Год пролетел незаметно. Состояние здоровья матери было нестабильным, но она редко жаловалась и всё время вспоминала Тихорецк. В декабре родился её правнук (Ярослав), но зимой, в морозы, Ира не рисковала везти его к нам, чтобы показать бабушке.
15 марта 1990 года утром Елена убежала на работу, Инна — в школу. В десять часов я вернулся с суточного дежурства, был ответственным по УВД. Удивился, что мать не выходит из своей комнаты. Тут меня как током ударило. Открываю дверь — а она уже мертва, рядом валяется открытая упаковка нитроглицерина. Елена потом рассказала, что вечером мать была в очень хорошем настроении, шутила, долго смотрела телевизор, ни на что не жаловалась.
При всей тяжести утраты я благодарил Бога, что она ушла без мучений, не будучи парализованной. Этого она боялась больше смерти и иногда об этом говорила.
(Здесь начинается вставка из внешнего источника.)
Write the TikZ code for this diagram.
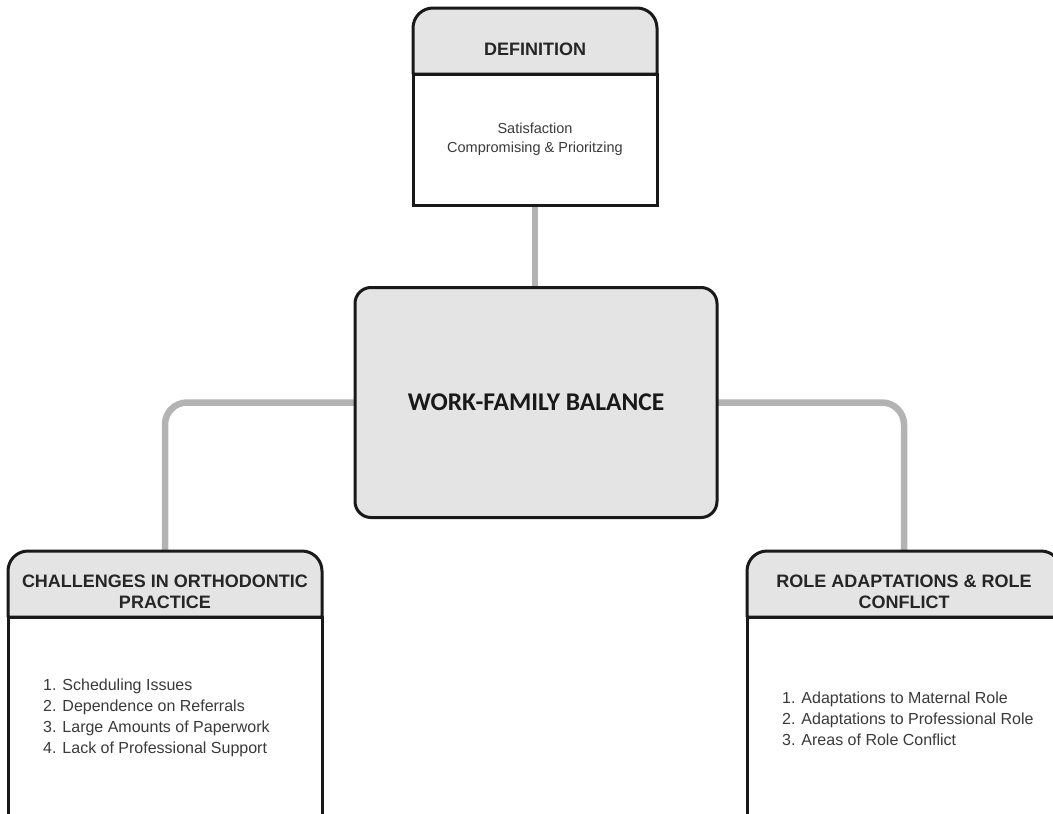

Описывать последующие дни — это значит вернуться к кошмару. Очень помог с организацией похорон А. С. Малаховский — работник отдела ООП, ставший моим приятелем на почве совместной работы над книжками «Защити себя сам» и «Словарь жаргона». Поминки устроили дома, с приготовлением всего необходимого для этого помогла Валентина Ивановна — мать Артура, нашего зятя.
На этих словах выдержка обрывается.